How effective are prevention strategies?

A

Prevention. Many states in the US have implemented education-based programs in schools to try to deter students from using drugs. Unfortunately, several extensive evaluations suggest that this type of program may not have its intended effects (Pentz, 1999). Fortunately, more comprehensive programs that involve skills training to avoid or resist social pressures (such as peers) and environmental pressures (such as a media portrayals of drug use) can be effective in preventing drug abuse among some.

28
Q

What are impulse-control disorders?

A

Impulse-control disorders represent a number of related problems that involve the inability to resist acting on a drive or temptation. Controversy surrounds both substance-related and impulse-control disorders because our society sometimes believes that these problems result simply from a lack of “will”.

29
Q

Name 5 impulse control disorders?

A
  • intermittent explosive disorder
  • kleptomania
  • pyromania
  • pathological gambling
  • trichotillomania
30
Q

What is pathological gambling?

A
  • Pathological gambling affects an increasing number of people. It is estimated that among pathological gamblers, 14% have lost at least job and 195 have declared bankruptcy, 32% have been arrested, and 21% have been incarcerated (Gerstein et al., 1999).
  • Brain imaging studies were used to observe brain function in gamblers.
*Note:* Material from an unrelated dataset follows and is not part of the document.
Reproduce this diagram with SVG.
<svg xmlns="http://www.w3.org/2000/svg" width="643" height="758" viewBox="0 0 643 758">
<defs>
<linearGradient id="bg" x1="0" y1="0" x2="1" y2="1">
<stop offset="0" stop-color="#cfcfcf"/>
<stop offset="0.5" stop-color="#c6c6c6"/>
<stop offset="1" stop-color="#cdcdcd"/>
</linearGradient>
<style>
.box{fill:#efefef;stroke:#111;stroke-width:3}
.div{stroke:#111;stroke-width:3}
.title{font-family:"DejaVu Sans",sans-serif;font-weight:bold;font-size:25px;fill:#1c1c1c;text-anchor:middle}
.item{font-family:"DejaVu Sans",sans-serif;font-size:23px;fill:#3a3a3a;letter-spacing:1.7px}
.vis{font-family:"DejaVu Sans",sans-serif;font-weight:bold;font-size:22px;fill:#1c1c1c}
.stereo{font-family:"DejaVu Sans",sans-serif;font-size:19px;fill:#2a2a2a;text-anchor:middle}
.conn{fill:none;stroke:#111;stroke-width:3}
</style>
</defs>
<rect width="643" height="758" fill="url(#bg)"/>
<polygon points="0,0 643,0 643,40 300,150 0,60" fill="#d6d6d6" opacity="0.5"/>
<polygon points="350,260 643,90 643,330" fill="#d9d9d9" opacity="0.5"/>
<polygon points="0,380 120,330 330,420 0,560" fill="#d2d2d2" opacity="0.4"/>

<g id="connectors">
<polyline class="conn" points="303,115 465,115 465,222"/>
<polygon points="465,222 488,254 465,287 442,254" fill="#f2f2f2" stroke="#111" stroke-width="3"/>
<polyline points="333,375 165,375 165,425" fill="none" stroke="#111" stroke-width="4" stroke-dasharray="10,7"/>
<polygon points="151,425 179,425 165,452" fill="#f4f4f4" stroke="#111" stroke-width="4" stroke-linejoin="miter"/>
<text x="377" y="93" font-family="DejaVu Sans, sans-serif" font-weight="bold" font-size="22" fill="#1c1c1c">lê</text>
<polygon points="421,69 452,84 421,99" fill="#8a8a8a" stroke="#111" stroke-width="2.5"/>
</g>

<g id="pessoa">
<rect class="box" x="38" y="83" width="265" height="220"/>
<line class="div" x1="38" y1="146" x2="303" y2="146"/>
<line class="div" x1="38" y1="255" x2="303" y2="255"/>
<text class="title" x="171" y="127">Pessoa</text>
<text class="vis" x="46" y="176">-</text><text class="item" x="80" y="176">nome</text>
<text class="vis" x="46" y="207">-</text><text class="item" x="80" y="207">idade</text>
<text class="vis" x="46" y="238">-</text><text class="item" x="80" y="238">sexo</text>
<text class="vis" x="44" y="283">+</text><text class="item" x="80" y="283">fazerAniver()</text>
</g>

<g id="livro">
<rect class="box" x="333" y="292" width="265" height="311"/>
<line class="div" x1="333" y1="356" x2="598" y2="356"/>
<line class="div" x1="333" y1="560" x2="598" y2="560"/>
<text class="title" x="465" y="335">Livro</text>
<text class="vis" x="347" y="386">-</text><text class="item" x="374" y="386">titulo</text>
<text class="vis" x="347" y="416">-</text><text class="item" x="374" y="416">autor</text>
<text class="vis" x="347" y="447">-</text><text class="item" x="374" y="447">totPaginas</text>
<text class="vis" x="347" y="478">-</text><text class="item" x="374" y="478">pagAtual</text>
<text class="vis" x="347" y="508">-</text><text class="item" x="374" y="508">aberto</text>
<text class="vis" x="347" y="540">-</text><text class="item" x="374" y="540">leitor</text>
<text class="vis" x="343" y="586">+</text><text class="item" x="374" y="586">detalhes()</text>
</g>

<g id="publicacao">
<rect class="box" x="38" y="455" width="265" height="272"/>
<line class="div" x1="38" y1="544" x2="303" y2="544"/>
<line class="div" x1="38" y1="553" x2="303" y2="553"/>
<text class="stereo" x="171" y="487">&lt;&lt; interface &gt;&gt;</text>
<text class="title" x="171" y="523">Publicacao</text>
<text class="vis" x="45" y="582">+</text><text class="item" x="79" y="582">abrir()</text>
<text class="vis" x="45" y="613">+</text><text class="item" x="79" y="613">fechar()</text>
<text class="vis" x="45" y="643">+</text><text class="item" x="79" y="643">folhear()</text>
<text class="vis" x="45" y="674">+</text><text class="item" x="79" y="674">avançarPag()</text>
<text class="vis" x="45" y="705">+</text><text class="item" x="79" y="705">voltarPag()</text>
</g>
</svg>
A decreased level of activity in impulse regulation when compared to normal controls, suggesting an interaction between the environmental cues to gamble and the brain’s response (which may be to decrease the ability to resist these cues). Abnormalities in the dopamine system (which may account for the pleasurable consequences of gambling) and the serotonin system (involved in impulsive behaviour) have been found in some studies of pathological gamblers (Moeller, 2009).
31
Q

What are addiction related disorders?

A

The DSM criteria for pathological gambling are similar to those of other impulse-control disorders, and there are parallels with substance dependence as there is a need to gamble increasingly and there are “withdrawal symptoms” such as restlessness and irritability when attempting to stop. In fact, these parallels to substance abuse have led to the discussion of the DSM-5 to recategorize pathological gambling from “impulse-control disorders” to “substance-related disorders” and that this “substance-related disorders” category should be renamed “addiction and related disorders” (Moeller, 2009).

32
Q

What are treatments for pathological gambling?

A

Treatment of gambling problems is difficult. Those with pathological gambling exhibit a combination of characteristics - including denial, impulsivity, and continuing optimism (“one big win will cover my losses!”) – that interfere with effective treatment. Pathological gamblers often experience cravings similar to those who are substance dependent (Wulfert et al., 2008). Treatment is often similar to substance dependence treatment, and there is a parallel Gambler’s Anonymous that incorporates the same 12-step program we discussed previously. However, the evidence of effectiveness for Gambler’s Anonymous suggests that 70% to 90% drop out of these programs and that the desire to quit must be present before intervention. CBT are also being studied and provide a more optimistic view of potential outcomes.